1. Fit a constant function. This means, choose $\alpha$ to minimize $\sum_{k=1}^{n}(Y_{k}-\alpha)^{2}$. The solution is $\hat{\alpha}=\bar{Y}$ and the residual sum of squares is $\mbox{SS}_{0}$ itself. Then, $R_{0}^{2}=0$.
2. Fit a linear function. Then $\alpha,\beta$ are chosen as discussed earlier and the residual sum of squares is $\mbox{SS}_{1}=\sum_{k=1}^{n}(Y_{k}-\hat{\alpha}-\hat{\beta}X_{k})^{2}$. Then, $R_{1}^{2}=1-\frac{SS_{1} }{SS_{0} }$.

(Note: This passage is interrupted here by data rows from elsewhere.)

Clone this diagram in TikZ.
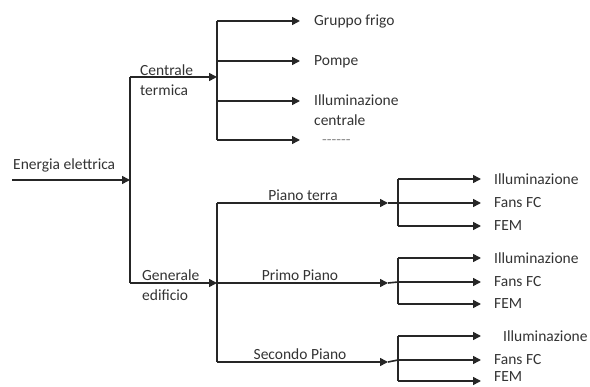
\documentclass[tikz,border=0pt]{standalone}
\usepackage{fontspec}
\setmainfont{Carlito}
\usetikzlibrary{arrows.meta}
\begin{document}
\begin{tikzpicture}[x=1pt,y=-1pt,
  ln/.style={line width=1.6pt,draw=black!85},
  arr/.style={ln,-{Triangle[length=8pt,width=8pt]}},
  lbl/.style={font=\fontsize{15.5}{18}\selectfont,text=black!80,inner sep=0pt},
  lblw/.style={lbl,anchor=west}]
\useasboundingbox (0,0) rectangle (590,387);
% main trunk
\coordinate (in) at (12,180);
\coordinate (j0) at (130,180);
\coordinate (ct) at (130,77);
\coordinate (ge) at (130,283);
\coordinate (j1) at (217,77);
\coordinate (j2) at (217,283);
\draw[arr] (in) -- (j0);
\draw[ln] (ct) -- (ge);
\draw[arr] (ct) -- (j1);
\draw[arr] (ge) -- (j2);
\node[lblw] (tEn) at (13,165) {Energia elettrica};
\node[lblw] (tCe) at (140,70) {Centrale};
\node[lblw] (tTe) at (140,90) {termica};
\node[lblw] (tGe) at (142,275) {Generale};
\node[lblw] (tEd) at (142,295) {edificio};
% top group
\coordinate (a1) at (217,21);
\coordinate (a2) at (217,61);
\coordinate (a3) at (217,101);
\coordinate (a4) at (217,140);
\coordinate (b1) at (300,21);
\coordinate (b2) at (300,61);
\coordinate (b3) at (300,101);
\coordinate (b4) at (300,140);
\draw[ln] (a1) -- (a4);
\foreach \i in {1,2,3,4} \draw[arr] (a\i) -- (b\i);
\node[lblw] (tGr) at (314,22) {Gruppo frigo};
\node[lblw] (tPo) at (314,62) {Pompe};
\node[lblw] (tIl) at (314,100) {Illuminazione};
\node[lblw] (tCn) at (314,120) {centrale};
\node[lblw,text=black!45] (tDo) at (322,142) {-{}-{}-{}-{}-{}-};
% bottom group
\coordinate (c1) at (217,203);
\coordinate (c2) at (217,283);
\coordinate (c3) at (217,362);
\coordinate (d1) at (388,203);
\coordinate (d2) at (388,283);
\coordinate (d3) at (388,362);
\draw[ln] (c1) -- (c3);
\foreach \i in {1,2,3} \draw[arr] (c\i) -- (d\i);
\node[lbl] (tPt) at (303,195) {Piano terra};
\node[lbl] (tPp) at (300,275) {Primo Piano};
\node[lbl] (tSp) at (300,354) {Secondo Piano};
% sub groups
\foreach \g/\ya/\yb/\yc/\dx/\ty in {1/179/203/226/0/226, 2/258/282/304/0/304, 3/336/360/381/9/377} {
  \coordinate (v\g a) at (398,\ya);
  \coordinate (v\g b) at (398,\yb);
  \coordinate (v\g c) at (398,\yc);
  \coordinate (w\g a) at (481,\ya);
  \coordinate (w\g b) at (481,\yb);
  \coordinate (w\g c) at (481,\yc);
  \draw[ln] (v\g a) -- (v\g c);
  \draw[arr] (v\g a) -- (w\g a);
  \draw[arr] (v\g b) -- (w\g b);
  \draw[arr] (v\g c) -- (w\g c);
  \node[lblw] (il\g) at (494+\dx,\ya) {Illuminazione};
  \node[lblw] (fa\g) at (494,\yb) {Fans FC};
  \node[lblw] (fe\g) at (494,\ty) {FEM};
}
\draw[ln] (d1) -- (v1b);
\draw[ln] (d2) -- (v2b);
\draw[ln] (d3) -- (v3b);
\end{tikzpicture}
\end{document}
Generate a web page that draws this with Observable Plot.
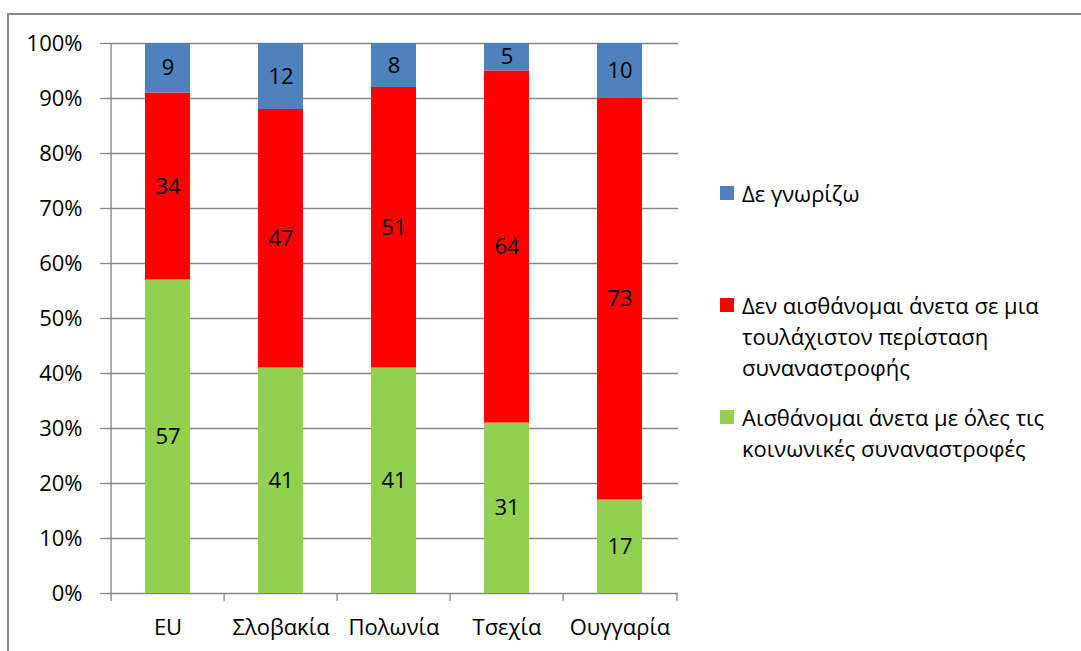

3. Fit a quadratic function. The the residual sum of squares is $\mbox{SS}_{2}=\sum_{k=1}^{n}(Y_{k}-\hat{\alpha}-\hat{\beta}X_{k}-\hat{\gamma}X_{k}^{2})^{2}$ where $\hat{\alpha},\hat{\beta},\hat{\gamma}$ are chosen so as to minimize $\sum_{k=1}^{n}(Y_{k}-\alpha-\beta X_{k}-\gamma X_{k}^{2})^{2}$. Then $R_{2}^{2}=1-\frac{SS_{2} }{SS_{0} }$.

Obviously we will have $R_{2}^{2}\ge R_{1}^{2}\ge R_{0}^{2}$ (since linear functions include constants and quadratic functions include linear ones). Does that mean that the third is better? If that were the conclusion, then we can continue to introduce more parameters as that will always reduce the residual sum of squares! But that comes at the cost of making the model more complicated (and having too many parameters means that it will fit the current data well, but not future data!). When to stop adding more parameters? Qualitatively, a new parameter is desirable if it leads to a significant increase of the $R^{2}$. The question is, how big an increase is significant. For this, one introduces the notion of adjusted $R^{2}$, which is defined as follows: If the model has $p$ parameters, then define $\bar{SS}=SS/(n-1-p)$. In particular, $\bar{SS}_{0}=\frac{SS_{0} }{n-1}=s_{Y}^{2}$. Then define the adjusted $R^{2}$ as $\bar{R}^{2}=1-\frac{\bar{SS} }{\bar{SS}_{0} }$. In particular, $\bar{R}_{0}^{2}=R_{0}^{2}$ as before. But $R_{1}^{2}=1-\frac{SS_{1}/(n-2)}{SS_{0}/(n-1)}$. Note that $\bar{R}^{2}$ does not necessarily increase upon adding an extra parameter. If we want a polynomial fit, then a rule of thumb is to keep adding more powers as long as $\bar{R}^{2}$ continues to increase and stop the moment it decreases.